The sting is in the tail of this recipe because it says: the cupcakes are best when you eat them straight from the oven. So that means getting up early on Mother's Day! ;))
How to make these lovely lemon-raspberry cakes for your Mum
Start with the preparations
Generously brush butter in the baking tin.
Melt the 115g butter on low heat.
Weigh and measure all ingredients.
Pour the melted butter into a large bowl.
Set the bowl aside until the melted butter has completely cooled
Wash, dry and grate the lemon peel finely.
Separate the eggs.
Beat the egg whites until frothy in a mixer.
How to make the batter
Preheat the oven to 180°C
Sift the flour into the butter. and fold it in lightly.
Add the icing sugar and fold it in lightly.
Beat the salt in lightly as well, until all is combined well.
Then add the almond flour and fold it in as well.
Now fold in the lemon zest.
Finally fold in the egg white foam lightly.
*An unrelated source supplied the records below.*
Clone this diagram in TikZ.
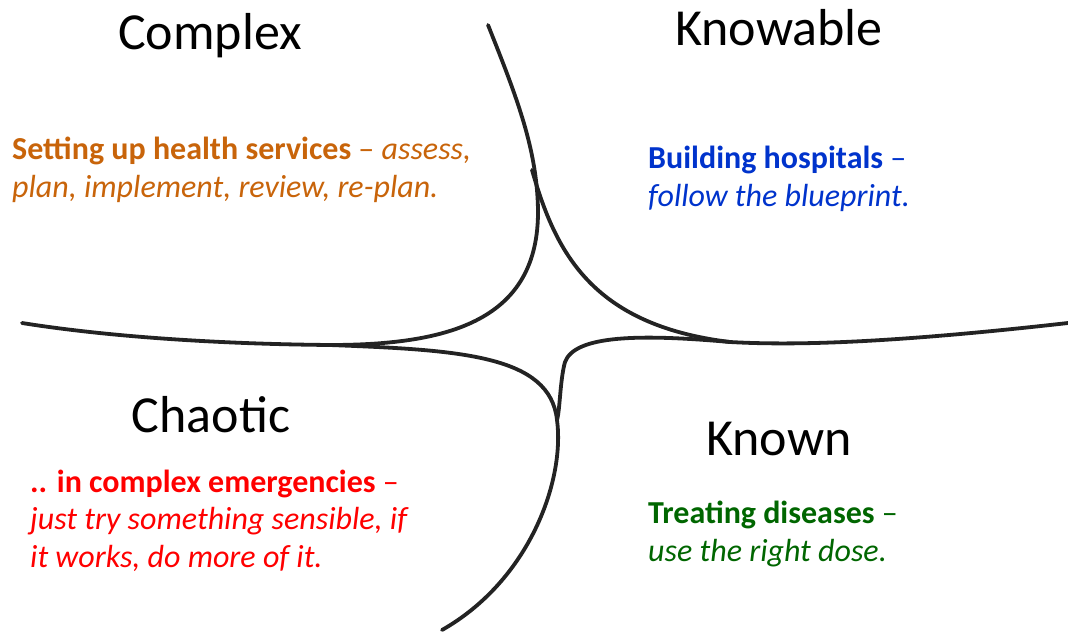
\documentclass[tikz,border=0pt]{standalone}
\usepackage{fontspec}
\setmainfont{Carlito}
\definecolor{complexorange}{RGB}{200,100,10}
\definecolor{knowableblue}{RGB}{0,51,204}
\definecolor{chaoticred}{RGB}{255,0,0}
\definecolor{knowngreen}{RGB}{0,102,0}
\definecolor{curvegray}{RGB}{35,35,35}
\begin{document}
\begin{tikzpicture}[x=1pt,y=-1pt,
  boundary/.style={draw=curvegray, line width=3.8pt, line cap=round},
  domainname/.style={font=\fontsize{52}{62}\selectfont, inner sep=0pt, anchor=base},
  example/.style={font=\fontsize{32}{37.5}\selectfont, inner sep=0pt, anchor=base west, align=left}]
\useasboundingbox (0,0) rectangle (1068,634);
% ends and junctions of the boundaries
\coordinate (top) at (488,25);
\coordinate (cusp) at (538,210);
\coordinate (split) at (532,170);
\coordinate (leftjoin) at (330,345);
\coordinate (rightjoin) at (730,342);
\coordinate (leftend) at (22,323);
\coordinate (rightend) at (1068,323);
\coordinate (merge) at (557,420);
\coordinate (bottom) at (442,630);
% complex / knowable
\draw[boundary] (top) .. controls (518,100) and (537,150) .. (cusp)
  .. controls (539,320) and (450,345) .. (leftjoin)
  .. controls (220,344) and (110,337) .. (leftend);
\draw[boundary] (split) .. controls (555,250) and (590,325) .. (rightjoin)
  .. controls (800,346) and (900,342) .. (rightend);
% chaotic / known
\draw[boundary] (leftjoin) .. controls (460,350) and (550,355) .. (merge)
  .. controls (565,480) and (530,580) .. (bottom);
\draw[boundary] (rightjoin) .. controls (640,334) and (575,335) .. (565,362)
  .. controls (560,380) and (560,410) .. (merge);
% domain names
\node[domainname] (complex) at (210,50) {Complex};
\node[domainname] (knowable) at (779,46) {Knowable};
\node[domainname] (chaotic) at (211,432) {Chaotic};
\node[domainname] (known) at (779,455) {Known};
% examples (base = last line)
\node[example, text=complexorange] (complexex) at (12,197)
  {\textbf{Setting up health services} – \textit{assess,}\\ \textit{plan, implement, review, re-plan.}};
\node[example, text=knowableblue] (knowableex) at (648,206)
  {\textbf{Building hospitals} –\\ \textit{follow the blueprint.}};
\node[example, text=chaoticred] (chaoticex) at (30,567)
  {\textbf{.. in complex emergencies} –\\ \textit{just try something sensible, if}\\ \textit{it works, do more of it.}};
\node[example, text=knowngreen] (knownex) at (648,561)
  {\textbf{Treating diseases} –\\ \textit{use the right dose.}};
\end{tikzpicture}
\end{document}
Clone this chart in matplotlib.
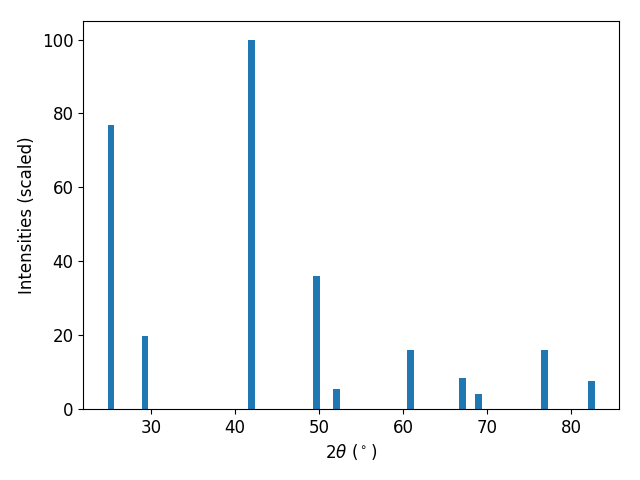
import matplotlib

matplotlib.use("Agg")
import matplotlib.pyplot as plt  # noqa: E402

two_theta = [25.24, 29.29, 41.93, 49.67, 52.05, 60.9, 67.05, 69.0, 76.8, 82.38]
intensity = [76.9, 19.7, 100.0, 36.0, 5.3, 15.9, 8.3, 4.0, 15.9, 7.5]

fig, ax = plt.subplots(figsize=(6.4, 4.8), dpi=100)
ax.bar(two_theta, intensity, width=0.8)
ax.set_xlabel(r"$2\theta$ ($^\circ$)", fontsize=12)
ax.set_ylabel("Intensities (scaled)", fontsize=12)
ax.tick_params(labelsize=12)
fig.subplots_adjust(left=0.130, right=0.967, top=0.956, bottom=0.148)
plt.savefig("out.png", dpi=100)
plt.close()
Fill the holes up to ¾ with batter .
Press raspberries into the batter.
Bake the cakes for +/- 25 minutes.
Put the baking tin on a wire rack.
Until the cakes can come out safely.
If - as stated in the recipe - you want to serve the cakes as soon as possible, because according to the chef they taste their best then, be careful, they are very hot!
Dust the cakes lightly with icing sugar.
Serve the friands with a lovely cup of tea.